KANSAS CITY, Mo. — At this point in the year, public works crews across the metro are balancing the ever-constant issues of pesky potholes and inclement weather.
As of 5 p.m. Tuesday, KCMO's 311 Call Center had fielded more than a dozen pothole complaints.
Drivers try to avoid them if they can.
"If I can see it coming, I just go through it but you’ll see people swerve over on their lanes. It’s pretty dangerous you just have to be mindful," Tyler Olson, a driver from Liberty said.
Almost everyone who lives in the metro has their own pothole story
"It’s probably about three inches deep and I freak out every time I do hit it because I’m worried it might damage something," said Austin Rule, another driver said referring to a pothole on I-35 near Johnson Drive.

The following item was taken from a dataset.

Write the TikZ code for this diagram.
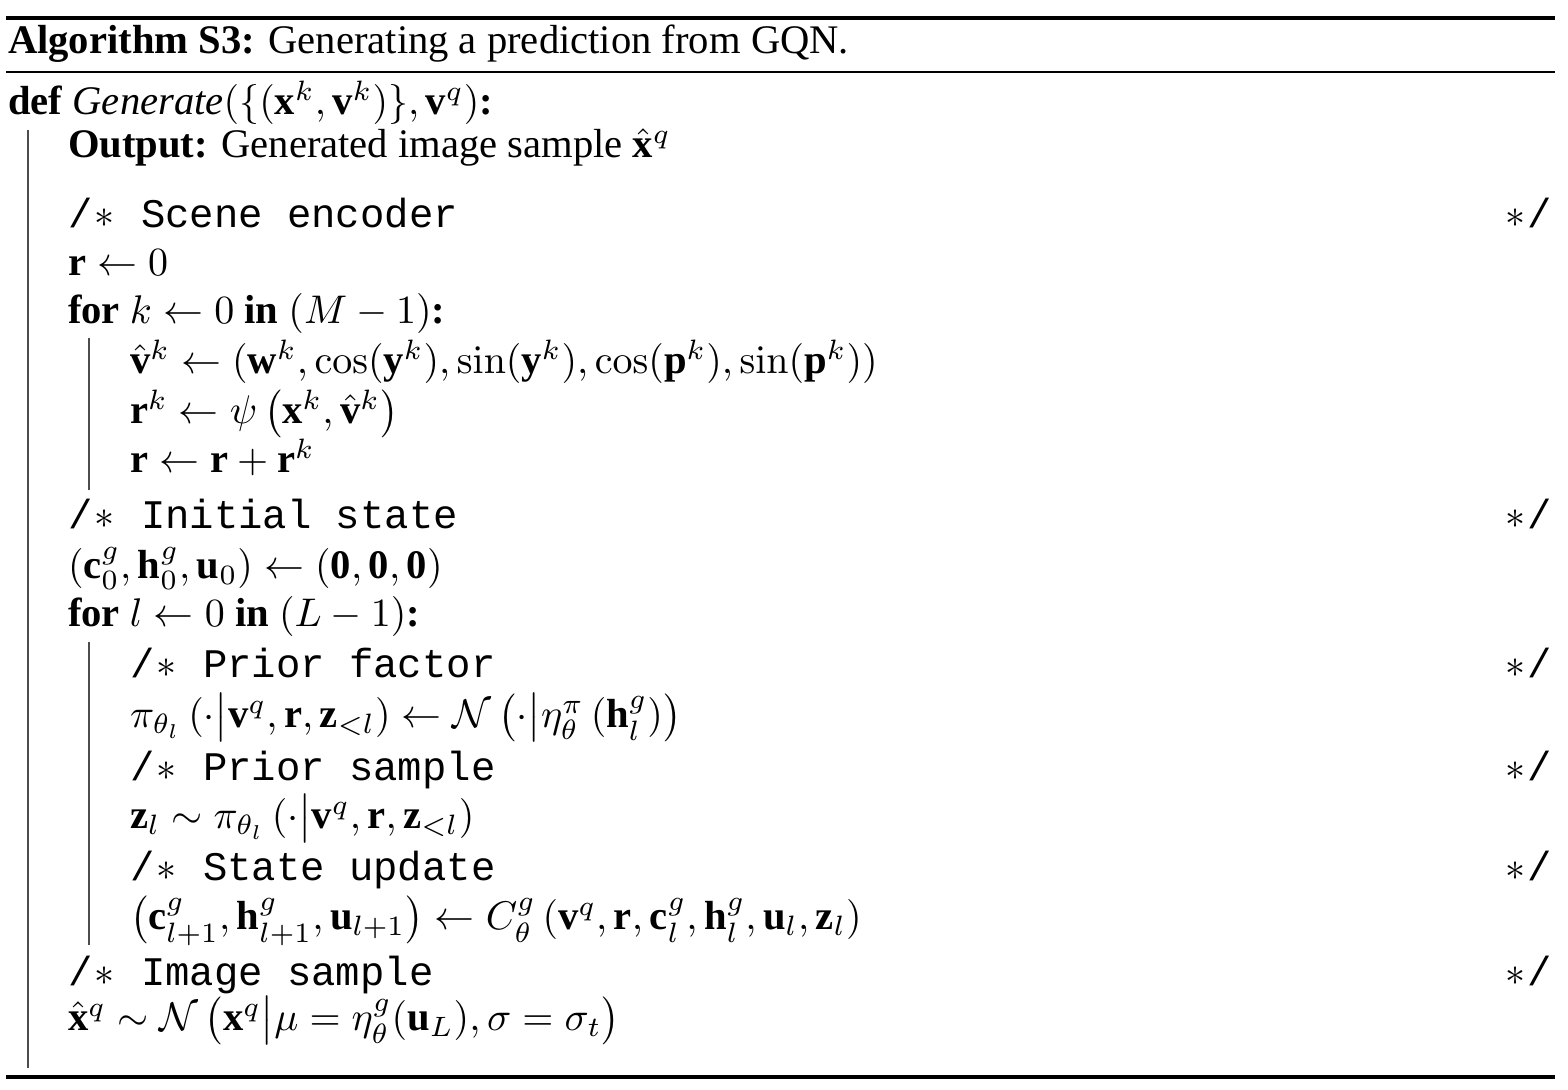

Philippe Lechevin, the owner of Papa Keno's in the Crossroads must navigate around them while doing deliveries.
"If we go on the side streets it could be difficult," Lechevin said. "This winter started pretty early this year so I’m pretty sure as we get back to January, February it might be a bit worse than it is right now."
Earlier this year, 41 Action News reported Kansas City, Missouri fills 25,000 potholes annually using $2 million from a limited budget.
Meanwhile, in the village of Oakwood, they switched from using asphalt to a polymer emulsion.
"It uses traprock which is a hard rock and it stays around. It grips the tires," said Dan Rouchka, chairman of the Village of Oakwood board of trustees.
It has saved the Northland community money and potholes are almost non-existent.
"It does not dry out like oil does, so it stays in there and so it has a lasting effect," Rouchka said.
They took an example from Overland Park who uses the same material.
"This time of year, it’s always really bad and even going into spring they’re trying to keep up getting them fixed," Olson said.
Pothole repair work in Kansas City is driven by 311 complaints. Residents call them or file a complaint online.